Admission and commencement of dealings

RNS Number : 8681I
Vallares PLC
22 June 2011
 



 

 

 

Vallares PLC ("Vallares" or the "Company")

 

 

22 June 2011

 

For immediate release

 

NOT FOR RELEASE, PUBLICATION OR DISTRIBUTION DIRECTLY OR INDIRECTLY IN WHOLE OR IN PART IN OR INTO THE UNITED STATES, CANADA, AUSTRALIA OR JAPAN OR ANY JURISDICTION IN WHICH THE SAME WOULD BE UNLAWFUL.

 

This announcement is an advertisement and not a prospectus and not an offer for sale, or a solicitation of an offer to acquire, securities in any jurisdiction including in or into the United States, Canada, Australia, or Japan. Investors should not subscribe for or purchase any transferable securities referred to in this announcement except on the basis of information in the prospectus (the "Prospectus") published by the Company in connection with the admission ("Admission") of its ordinary shares (the "Ordinary Shares") to the standard listing segment of the Official List of the Financial Services Authority (the "FSA") and to trading on London Stock Exchange plc's (the "London Stock Exchange") main market for listed securities.
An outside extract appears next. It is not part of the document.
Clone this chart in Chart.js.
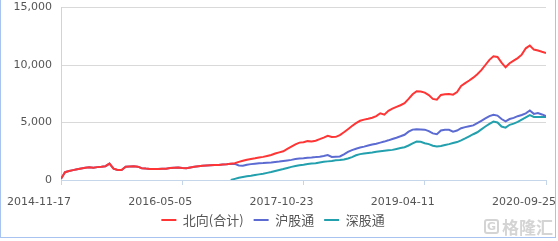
<!DOCTYPE html>
<html><head><meta charset="utf-8">
<script src="https://cdn.jsdelivr.net/npm/chart.js@4/dist/chart.umd.min.js"></script>
<style>
html,body{margin:0;padding:0;background:#fff;}
#wrap{position:relative;width:558px;height:241px;overflow:hidden;}
#frame{position:absolute;left:0;top:-4px;width:554px;height:240px;border:1px solid #a9c3f1;pointer-events:none;}
#wm{position:absolute;left:484px;top:214px;color:#d4d4d4;font:bold 17px "Noto Sans CJK SC";display:flex;align-items:center;gap:3px;}
#wm .ic{width:15px;height:15px;border:2px solid #d4d4d4;border-radius:3px;box-sizing:border-box;font:bold 11px "DejaVu Sans";display:flex;align-items:center;justify-content:center;}
</style></head>
<body><div id="wrap"><canvas id="c" width="558" height="241"></canvas><div id="frame"></div>
<div id="wm"><span class="ic">G</span><span>格隆汇</span></div></div>
<script>
const tickLabels = ["2014-11-17","2016-05-05","2017-10-23","2019-04-11","2020-09-25"];
const seriesNames = ["北向(合计)","沪股通","深股通"];
const northbound = [100,680,780,860,930,1000,1060,1100,1060,1120,1150,1200,1420,980,880,870,1150,1180,1190,1160,
1030,990,960,950,960,970,980,1040,1070,1090,1050,1030,1090,1150,1190,1230,1260,1280,1300,1310,
1350,1380,1420,1460,1580,1680,1760,1830,1890,1960,2010,2090,2170,2300,2400,2500,2700,2900,3100,3250,
3280,3380,3350,3420,3550,3690,3840,3740,3750,3900,4150,4420,4700,4950,5150,5250,5330,5420,5550,5800,
5680,6020,6200,6360,6500,6680,7050,7450,7720,7700,7600,7380,7050,6980,7400,7460,7480,7420,7650,8180,
8420,8650,8900,9200,9550,10000,10450,10760,10700,10200,9800,10150,10380,10600,10900,11450,11700,11340,11260,11150,11050];
const shanghai = [100,680,780,860,930,1000,1060,1100,1060,1120,1150,1200,1420,980,880,870,1150,1180,1190,1160,
1030,990,960,950,960,970,980,1040,1070,1090,1050,1030,1090,1150,1190,1230,1260,1280,1300,1310,
1350,1380,1420,1400,1260,1250,1330,1380,1420,1450,1470,1500,1530,1570,1600,1650,1700,1750,1820,1870,
1890,1940,1960,1990,2030,2080,2170,2000,2030,2050,2230,2450,2600,2720,2820,2900,3000,3080,3160,3250,
3340,3450,3570,3680,3800,3930,4200,4380,4420,4400,4380,4250,4050,3980,4300,4360,4360,4200,4300,4500,
4600,4680,4750,4950,5150,5350,5550,5670,5600,5300,5100,5300,5400,5550,5650,5800,6050,5750,5820,5700,5550];
const shenzhen = [null,null,null,null,null,null,null,null,null,null,null,null,null,null,null,null,null,null,null,null,
null,null,null,null,null,null,null,null,null,null,null,null,null,null,null,null,null,null,null,null,
null,null,0,100,200,260,320,370,430,490,550,620,690,780,870,950,1050,1140,1220,1280,
1330,1390,1430,1460,1520,1580,1620,1660,1710,1730,1790,1870,1990,2150,2250,2300,2350,2390,2450,2500,
2540,2580,2620,2700,2780,2850,3000,3180,3340,3320,3200,3120,2980,2910,2960,3050,3120,3220,3300,3450,
3620,3800,3980,4150,4400,4650,4880,5080,5000,4650,4550,4800,4900,5050,5250,5450,5650,5480,5470,5470,5470];

const toPts = arr => arr.map((y,i)=>({x:i,y}));
const colors = ["#ff3535","#5b6bd2","#22a0ad"];
const seriesData = [northbound, shanghai, shenzhen];
const datasets = seriesData.map((d,k)=>({
  label: seriesNames[k], data: toPts(d), borderColor: colors[k], backgroundColor: colors[k],
  borderWidth: 2, pointRadius: 0, tension: 0, order: k, spanGaps:false
}));

const LEGEND_UP = 16.7;
const legendShift = {
  id:'legendShift',
  afterLayout(chart){
    const lg = chart.legend;
    if (lg){ lg.top -= LEGEND_UP; lg.bottom -= LEGEND_UP; }
  }
};

new Chart(document.getElementById('c'), {
  type: 'line',
  data: { datasets },
  plugins:[legendShift],
  options: {
    responsive:false, animation:false,
    layout:{ padding:{ top:7.5, right:12, left:0, bottom:-12.2 } },
    plugins:{
      tooltip:{enabled:false},
      legend:{ position:'bottom',
        labels:{ usePointStyle:true, pointStyle:'line', pointStyleWidth:15, boxHeight:13,
          color:'#555', padding:10, font:{ family:'"Noto Sans CJK SC"', size:13 } } }
    },
    scales:{
      x:{ type:'linear', min:0, max:northbound.length-1,
        afterFit: s => { s.paddingLeft = 0; s.paddingRight = 0; },
        grid:{ drawOnChartArea:false, drawTicks:true, tickLength:5, color:'#c5d5ea' },
        border:{ color:'#c5d5ea' },
        ticks:{ stepSize:30, autoSkip:false, maxRotation:0, labelOffset:-22, padding:11,
          color:'#555', font:{ family:'"DejaVu Sans"', size:11 },
          callback: v => tickLabels[v/30] } },
      y:{ min:0, max:15000,
        afterFit: s => { s.width = 61; s.paddingTop = 0; s.paddingBottom = 0; },
        grid:{ drawTicks:false, color: c => c.tick && c.tick.value===0 ? 'rgba(0,0,0,0)' : '#d9d9d9' },
        border:{ color:'#c5d5ea' },
        ticks:{ stepSize:5000, padding:9, color:'#555', font:{ family:'"DejaVu Sans"', size:11 },
          callback: v => v.toLocaleString('en-US') } }
    }
  }
});
</script></body></html>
Copies of the Prospectus are available from the Company's registered office. 

 

 

Admission to the Official List and commencement of unconditional dealings on the London Stock Exchange

 

Vallares is pleased to announce that its Ordinary Shares have today been admitted to the Standard Listing segment of the Official List of the FSA and to trading on the London Stock Exchange's main market for listed securities (ticker symbol VLRS). Unconditional dealings in Vallares' ordinary shares commenced at 8.00am today.

 

For the purposes of the FSA's Disclosure and Transparency Rules, following Admission, which occurred today, the total number of voting rights in the Company is 133,090,002. The total number of Ordinary Shares is 133,090,002.

 

Finsbury                                                                              

+44 20 7251 3801

Edward Simpkins

Jenny Davey

 

IMPORTANT NOTICE: This announcement does not contain or constitute an offer of, or the solicitation of an offer to buy or subscribe for, securities to any person in any jurisdiction including the United States, Canada, Australia or Japan or in any jurisdiction to whom or in which such offer or solicitation is unlawful. The securities referred to herein have not been registered under the U.S. Securities Act of 1933 (the "Securities Act") and may not be offered, sold, transferred or delivered, directly or indirectly, in or into the United States or to or for the account or benefit of U.S. persons absent registration under the U.S. Securities Act or an exemption from, or in a transaction not subject to, the registration requirements of the Securities Act. There will be no public offer of the securities in the United States. Subject to certain exceptions, the securities referred to herein may not be offered or sold in Canada, Australia or Japan or to, or for account or benefit of any national, resident or citizen of Canada, Australia or Japan. The offer and sale of the securities referred to herein has not been and will not be registered under the Securities Act, under the securities legislation of any state or territory or jurisdiction of the United States or under the applicable securities laws of Australia, Canada or Japan. There will be no public offer of the securities in the United States.

 

The Ordinary Shares are being offered outside the United States to persons that are non-U.S. persons in offshore transactions within the meaning of and in accordance with the safe harbour from the registration requirements provided by Regulation S under the Securities Act. The Ordinary Shares are being offered within the United States or to US persons in transactions exempt from the registration requirements of the Securities Act for transactions not involving a public offering and only to persons who are both qualified institutional buyers, as defined in Rule 144A of the Securities Act, and qualified purchasers, as defined in section 2(a)(51) of the U.S. Investment Company Act of 1940.

 

This announcement has been issued by and is the sole responsibility of the Company.

 

The release, publication or distribution of this announcement in certain jurisdictions may be restricted by law and therefore persons in just jurisdictions into which this announcement is released, published or distributed should inform themselves about and observe any such restriction. Any failure to comply with these restrictions may constitute a violation of the securities laws of any such jurisdiction.